The William Powell/Myrna Loy series was more reliable than the Tracy/Hepburns. At least customers knew what they were getting. Metro’s realization of the latter team’s greater success with comedy came slow. As late as 1947, there were still missteps like The Sea Of Grass to frustrate fan expectations of laughs they preferred from these two. All the Tracy/Hepburns at MGM went into profit, however. Without Love showed up in the middle. Wartime concerns are front and center. Scientific work for the allies and a housing shortage encourages the pair to marry for convenience with an understanding there will be no consummation. A saucy proposition for Code-benumbed audiences no doubt led to grosses the highest so far for a Tracy/Hepburn, though it must have been clear to the actress that she needed Tracy far more than he needed her. It was always hard getting any warmth out of Hepburn, and too few leading men seemed able to arouse passion or break through her guard. Was male viewer resentment as acute then, or did it indeed go back to Hepburn’s RKO beginnings? With Garbo and Shearer gone, she might at least have functioned as a second-string Greer Garson, but who to stand in for Walter Pidgeon, when a star so intent on overpowering lead men weaker than Tracy? Solo vehicles would consequently fail. Dragon Seed was a loser even in a year (1944) when civilians seemed to live in movie theatres, and Song Of Love (a million lost) convinced Metro to henceforth not use Hepburn sans Tracy. There was no gesture toward formidable leading men in these --- as Bette Davis once sang, they were either too young or too old --- thus Turhan Bey and Walter Huston in Dragon Seed, Paul Henried (romantic prospects usually nil with him) and Robert Walker.











































Undercurrent was Robert Taylor’s welcome back after two years with the service. Patsy Kelly could have co-starred and it would still be a hit. Again Hepburn rode a leading man’s coattails into profit (one million). Undercurrent was a modern dress woman’s gothic and though stylishly directed by Vincente Minnelli, there’s the always-heavy hand of zealous Metro art directors, plus costume changes that seem to take place from shot to shot. Hepburn starts out as Plain Jane (in outfits the actress likely preferred in private life) and is transformed into mid-career Joan Crawford, not a comfortable berth for a player of KH’s temperament (the hat shown here looks borrowed from Medusa). Still she’s believable opposite newly sinister Robert Taylor, whose opening bell this was for a series of disturbed/neurotic characters.
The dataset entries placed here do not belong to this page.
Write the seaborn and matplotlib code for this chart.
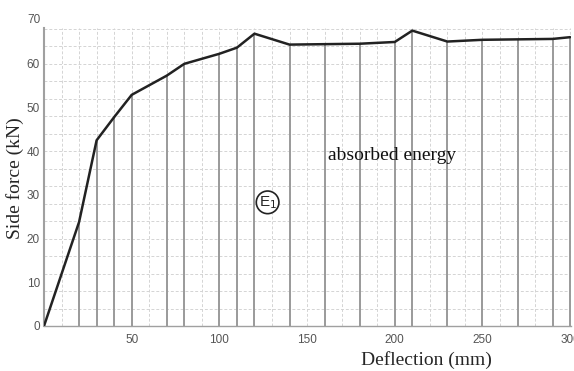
import matplotlib
matplotlib.use("Agg")
import matplotlib.pyplot as plt
import matplotlib.transforms as mtransforms
import numpy as np
import pandas as pd
import seaborn as sns

# ---- data ----
deflection = [0, 20, 30, 40, 50, 70, 80, 100, 110, 120, 140, 160, 180, 200, 210, 230, 250, 270, 290, 300]
side_force = [0, 23.8, 42.5, 47.8, 52.9, 57.3, 60.0, 62.3, 63.7, 66.9, 64.4, 64.5, 64.6, 65.0, 67.6, 65.1, 65.5, 65.6, 65.7, 66.1]
x_ticks = [50, 100, 150, 200, 250, 300]
y_ticks = [0, 10, 20, 30, 40, 50, 60]
y_extra_label = 70
annot_text = "absorbed energy"
energy_label = r"E$_1$"
x_label = "Deflection (mm)"
y_label = "Side force (kN)"

sns.set_theme(style="white")
plt.rcParams['font.family'] = ['Liberation Serif', 'DejaVu Serif']

df = pd.DataFrame({"x": deflection, "y": side_force})

fig = plt.figure(figsize=(5.74, 3.71), dpi=100)
ax = fig.add_axes([44/574, 1 - 326/371, 527/574, 298/371])

# minor dashed grid
for gx in np.arange(0, 301, 10):
    ax.axvline(gx, color="#d4d4d4", lw=0.7, ls=(0, (3, 2)), zorder=0)
for gy in np.arange(0, 69, 4):
    ax.axhline(gy, color="#d4d4d4", lw=0.7, ls=(0, (3, 2)), zorder=0)

# drop lines from curve vertices
ax.vlines(df["x"][1:], 0, df["y"][1:], colors="#9a9a9a", lw=1.4, zorder=1)

sns.lineplot(data=df, x="x", y="y", ax=ax, color="#222222", lw=1.8, zorder=3)

ax.set_xlim(0, 300.5)
ax.set_ylim(0, 68.2)
ax.set_xticks(x_ticks)
ax.set_yticks(y_ticks)
ax.tick_params(axis="both", length=0, labelsize=8.5, labelcolor="#555555")
ax.tick_params(axis="x", pad=6)
ax.tick_params(axis="y", pad=3)
for lab in ax.get_xticklabels() + ax.get_yticklabels():
    lab.set_family(["Liberation Sans", "DejaVu Sans"])

trans = mtransforms.blended_transform_factory(ax.transAxes, ax.transData)
ax.text(-0.006, y_extra_label, str(y_extra_label), transform=trans, ha="right", va="center",
        fontsize=8.5, color="#555555", family=["Liberation Sans", "DejaVu Sans"], clip_on=False)

for side in ["top", "right"]:
    ax.spines[side].set_visible(False)
ax.spines["left"].set_color("#a0a0a0")
ax.spines["left"].set_linewidth(1.5)
ax.spines["bottom"].set_color("#a0a0a0")
ax.spines["bottom"].set_linewidth(1.0)

ax.set_xlabel("")
ax.set_ylabel("")
fig.text(426/574, 1 - 360/371, x_label, ha="center", va="center", fontsize=14)
fig.text(15/574, 1 - 178/371, y_label, ha="center", va="center", rotation=90, fontsize=14)

ax.text(161.7, 39, annot_text, ha="left", va="center", fontsize=14, color="#111111", zorder=5)
ax.text(127.5, 28.3, energy_label, ha="center", va="center", fontsize=11,
        family=["Liberation Sans", "DejaVu Sans"], zorder=5,
        bbox=dict(boxstyle="circle,pad=0.15", fc="white", ec="#222222", lw=1.2))

fig.savefig("out.png", dpi=100)
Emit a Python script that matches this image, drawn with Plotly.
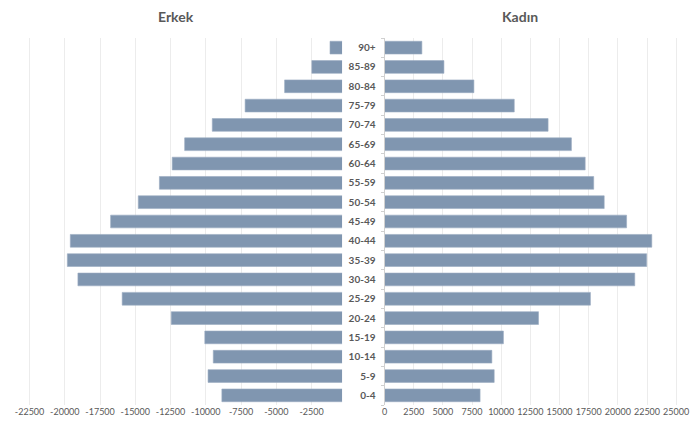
import plotly.graph_objects as go

# Age groups, youngest first (bottom of the pyramid)
age_groups = ["0-4", "5-9", "10-14", "15-19", "20-24", "25-29", "30-34", "35-39",
              "40-44", "45-49", "50-54", "55-59", "60-64", "65-69", "70-74",
              "75-79", "80-84", "85-89", "90+"]

# Population by age group
erkek = [8860, 9840, 9470, 10070, 12450, 15930, 19070, 19820,
         19610, 16750, 14790, 13290, 12380, 11500, 9540,
         7210, 4410, 2480, 1190]
kadin = [8190, 9400, 9200, 10190, 13200, 17650, 21450, 22470,
         22910, 20750, 18830, 17930, 17200, 16020, 14020,
         11120, 7660, 5090, 3200]

# Axis tick values and their labels
erkek_ticks = [-22500, -20000, -17500, -15000, -12500, -10000, -7500, -5000, -2500]
erkek_tick_text = ["-22500", "-20000", "-17500", "-15000", "-12500", "-10000", "-7500", "-5000", "-2500"]
kadin_ticks = [0, 2500, 5000, 7500, 10000, 12500, 15000, 17500, 20000, 22500, 25000]
kadin_tick_text = ["0", "2500", "5000", "7500", "10000", "12500", "15000", "17500", "20000", "22500", "25000"]

BAR = "#8096b0"
EDGE = "#9aabc1"
TEXT = "#595959"
GRID = "#ececec"

W, H = 696, 423
TOP, BOTTOM = 38, 18
PLOT_H = H - TOP - BOTTOM
TITLE_Y = 1 + (TOP - 17) / PLOT_H

fig = go.Figure()
fig.add_trace(go.Bar(
    y=age_groups, x=[-v for v in erkek], orientation="h",
    xaxis="x", yaxis="y", name="Erkek",
    marker=dict(color=BAR, line=dict(color=EDGE, width=0.6)),
    showlegend=False,
))
fig.add_trace(go.Bar(
    y=age_groups, x=kadin, orientation="h",
    xaxis="x2", yaxis="y", name="Kadın",
    marker=dict(color=BAR, line=dict(color=EDGE, width=0.6)),
    showlegend=False,
))

tick_font = dict(family="Lato, 'Open Sans', sans-serif", size=9, color=TEXT)

fig.update_layout(
    width=W, height=H,
    margin=dict(l=0, r=0, t=TOP, b=BOTTOM),
    paper_bgcolor="white", plot_bgcolor="white",
    bargap=0.34,
    xaxis=dict(
        domain=[5.5 / W, 344 / W],
        range=[-24000, -335],
        tickvals=erkek_ticks, ticktext=erkek_tick_text,
        showgrid=True, gridcolor=GRID, gridwidth=1,
        zeroline=False, showline=False, ticks="",
        tickfont=tick_font, anchor="y", ticklabeloverflow="allow",
    ),
    xaxis2=dict(
        domain=[387.1 / W, 688.9 / W],
        range=[0, 25500],
        tickvals=kadin_ticks, ticktext=kadin_tick_text,
        showgrid=True, gridcolor=GRID, gridwidth=1,
        zeroline=False, showline=False, ticks="",
        tickfont=tick_font, anchor="y", ticklabeloverflow="allow",
    ),
    yaxis=dict(
        domain=[0, 1],
        anchor="x2",
        type="category",
        categoryorder="array", categoryarray=age_groups,
        range=[-0.5, len(age_groups) - 0.5],
        showgrid=False, zeroline=False,
        showline=True, linecolor="#d0d0d0", linewidth=1,
        ticks="outside", ticklen=3, tickcolor="#d0d0d0", tickson="boundaries",
        ticklabelstandoff=6,
        tickfont=dict(family="Lato, 'Open Sans', sans-serif", size=10, color=TEXT,
                      weight="bold"),
    ),
    annotations=[
        dict(text="<b>Erkek</b>", x=176 / W, y=TITLE_Y, xref="paper", yref="paper",
             showarrow=False, xanchor="center", yanchor="middle",
             font=dict(family="Lato, 'Open Sans', sans-serif", size=14, color=TEXT)),
        dict(text="<b>Kadın</b>", x=525 / W, y=TITLE_Y, xref="paper", yref="paper",
             showarrow=False, xanchor="center", yanchor="middle",
             font=dict(family="Lato, 'Open Sans', sans-serif", size=14, color=TEXT)),
    ],
)

fig.write_html("out.html")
The onetime matinee idol seemed given over to ongoing rehab for traumas experienced by a generation of leading men who’d served, his screen characters consigned to moral and psychological twilight relieved only by costume adventures that came along to rescue Taylor in the fifties. Could a volatile onscreen relationship shared by Hepburn and Taylor in Undercurrent reflect the turbulent offscreen association of Hepburn and Tracy? In the wake of assignations with moody (if not dysfunctional) types like Howard Hughes, John Ford, and Spencer Tracy, Hepburn may well have tapped into a well of personal experience when preparing for Undercurrent. The fact it’s one of her better performances without Tracy suggests a closer identification with the character she was playing. Hepburn’s greater conflict, in front of and behind the camera, was with a newcomer she could dismiss but not ignore. Everyone knew Robert Mitchum had something or he wouldn’t have been there. His kind of insouciance was a poke in the eye to veterans who applied strict professional standards on movie sets. The fact he mocked Hepburn for the benefit of crew members (and Mitchum was a wickedly accurate mimic) challenged both the actress and an old guard she represented. Mitchum’s style and the kind of movies he’d make would have little to do with Metro factory methods. A final scene they enact on a piano bench is among the most awkward two players ever shared. Far more tense and effective is Mitchum’s confrontation with Robert Taylor --- the old giving way reluctantly to the new --- and both perhaps knowing it.